Pine pollen
Project start: 27 October 2020
Project completed: 28 September 2022
MPI funding: $288,500
Industry funding: $288,500
Industry partner: Pine Pollen NZ Ltd
Region: Nationwide
This project aimed to establish the foundations of a New Zealand pine pollen industry, with R&D carried out on harvesting, processing and storage of pine pollen. It also investigated the biochemistry and nutrition of pine pollen, and the global pine pollen market. The project successfully demonstrated that pine pollen can be harvested effectively from certain types of existing pine forests. A large (almost NZD $4 billion) market already exists in Asia for pine pollen, and New Zealand is well positioned to enter it, if large-scale harvest is enabled.
Plant-based testosterone in pine pollen could be a goldmine – MPI media release
Biological control of giant willow aphid
Project start: 25 February 2020
Project completed: 30 June 2022
MPI funding: $326, 315
Industry funding: $142,736
Industry partner: Scion
Region: National
The project trial found that the introduced parasitoid wasp appears to be an effective biological control agent for giant willow aphid, and able to proliferate and spread up to 100km from release locations. At the earliest release sites, monitored for two subsequent years, aphid abundance decreased each year, and the proportion of aphid-free trees increased.

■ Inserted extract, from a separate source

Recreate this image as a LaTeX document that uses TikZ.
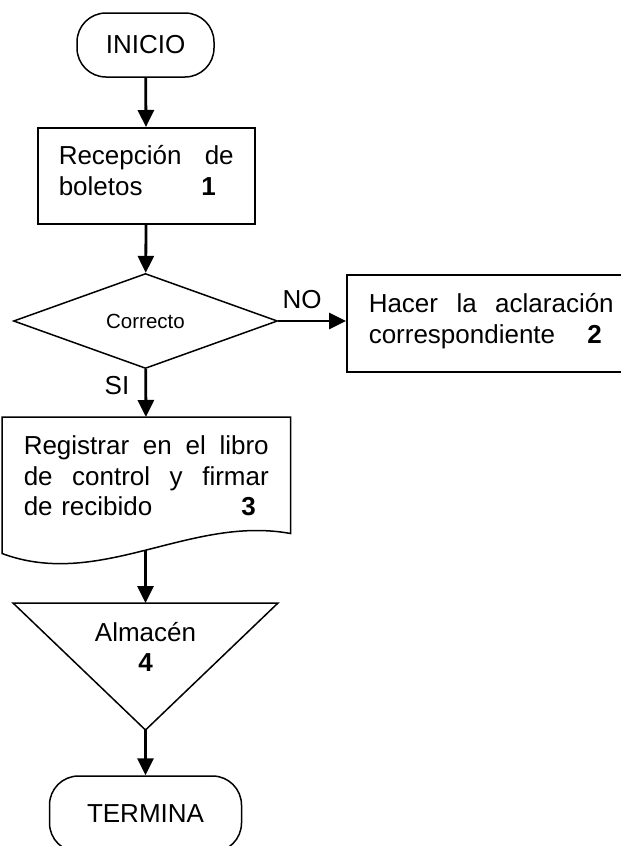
\documentclass[tikz,border=0pt]{standalone}
\usepackage{fontspec}
\setmainfont{Liberation Sans}
\usetikzlibrary{arrows.meta, shapes.geometric}

\tikzset{
  borde/.style={draw=black, line width=1.5pt},
  caja/.style={borde, rectangle, anchor=north west, inner ysep=0pt, text height=37pt},
  ovalo/.style={borde, rounded corners=29pt, minimum height=64pt},
  flecha/.style={line width=2.8pt, -{Triangle[length=17pt,width=16pt]}},
}

\begin{document}
\begin{tikzpicture}[x=1pt, y=-1pt, font=\fontsize{26}{30.5}\selectfont]
    \clip (0,0) rectangle (621,846);
    \node[ovalo, minimum width=137pt] (ini) at (145.5,45) {INICIO};
    \node[caja, text width=175pt, inner xsep=21pt, text depth=59pt] (rec) at (37,127) {Recepción\hfill de\\boletos\hfill\textbf{1}\hspace*{18pt}\mbox{}};
    \node[borde, diamond, minimum width=264pt, minimum height=95pt, inner sep=0pt, font=\fontsize{20.5}{24}\selectfont] (dec) at (145.5,321) {Correcto};
    \node[caja, text width=245pt, inner xsep=22pt, text height=38pt, text depth=59pt] (hac) at (346,274) {Hacer\hfill la\hfill aclaración\\correspondiente\hfill\textbf{2}\hspace*{12pt}\mbox{}};
    \node[caja, draw=none, text width=245pt, inner xsep=21pt, text depth=98pt] (reg) at (2,417) {Registrar\hfill en\hfill el\hfill libro\\de\hfill control\hfill y\hfill firmar\\de recibido\hfill\textbf{3}\hspace*{13pt}\mbox{}};
    \node[align=center] (alm) at (145.5,647) {Almacén\\\textbf{4}};
    \node[ovalo, minimum width=192pt, minimum height=76pt] (fin) at (145.5,814) {TERMINA};
    \node (no) at (302,300) {NO};
    \node (si) at (117,386) {SI};
    \coordinate (regbot) at (145.5,550);
    \coordinate (almtop) at (145.5,603);
    \coordinate (almbot) at (145.5,730);
    \draw[borde] (reg.north west) -- (reg.north east) -- ([yshift=20pt]reg.south east) .. controls (190,515) and (100,590) .. (reg.south west) -- cycle;
    \draw[borde] (13,603) -- (278,603) -- (almbot) -- cycle;
    \draw[flecha] (ini) -- (rec);
    \draw[flecha] (rec) -- (dec);
    \draw[flecha] (dec.east) -- (dec.east -| hac.west);
    \draw[flecha] (dec) -- (reg);
    \draw[flecha] (regbot) -- (almtop);
    \draw[flecha] (almbot) -- (fin);
\end{tikzpicture}
\end{document}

Tiny parasitoid wasp packs a big punch in fight against giant willow aphid – MPI media release
The biology and impact of poplar sawfly
Project start: 21 February 2020
Project completed: 30 June 2022
MPI funding: $120,000
Industry funding: $31,500
Industry partner: Scion
Region: North Island
The project has improved understanding of this pest including likely impact, life cycle, and poplar susceptibility. It found that although spread was as expected, severity of impact was less, and resistance exists in some New Zealand poplar cultivars. This will feed into future work between Scion and Plant & Food Research to consider poplar sawfly’s impact and potential controls.
Can we build a kānuka industry based on chemotypes?
Project start: 11 March 2021
Project completed: 31 May 2022
MPI funding: $68,200
Industry funding: $111,500
Industry partner: Hikurangi Bioactives Limited Partnership
Region: Nationwide
This project has enabled the participants to imagine what a kānuka industry could (and should) look like. It created several key resources and part of the infrastructure that the industry will need to be successful. The project recognised that kānuka is a taonga species, and that Māori must have a special relationship to, and position within, the industry because of their kaitiaki responsibilities to kānuka.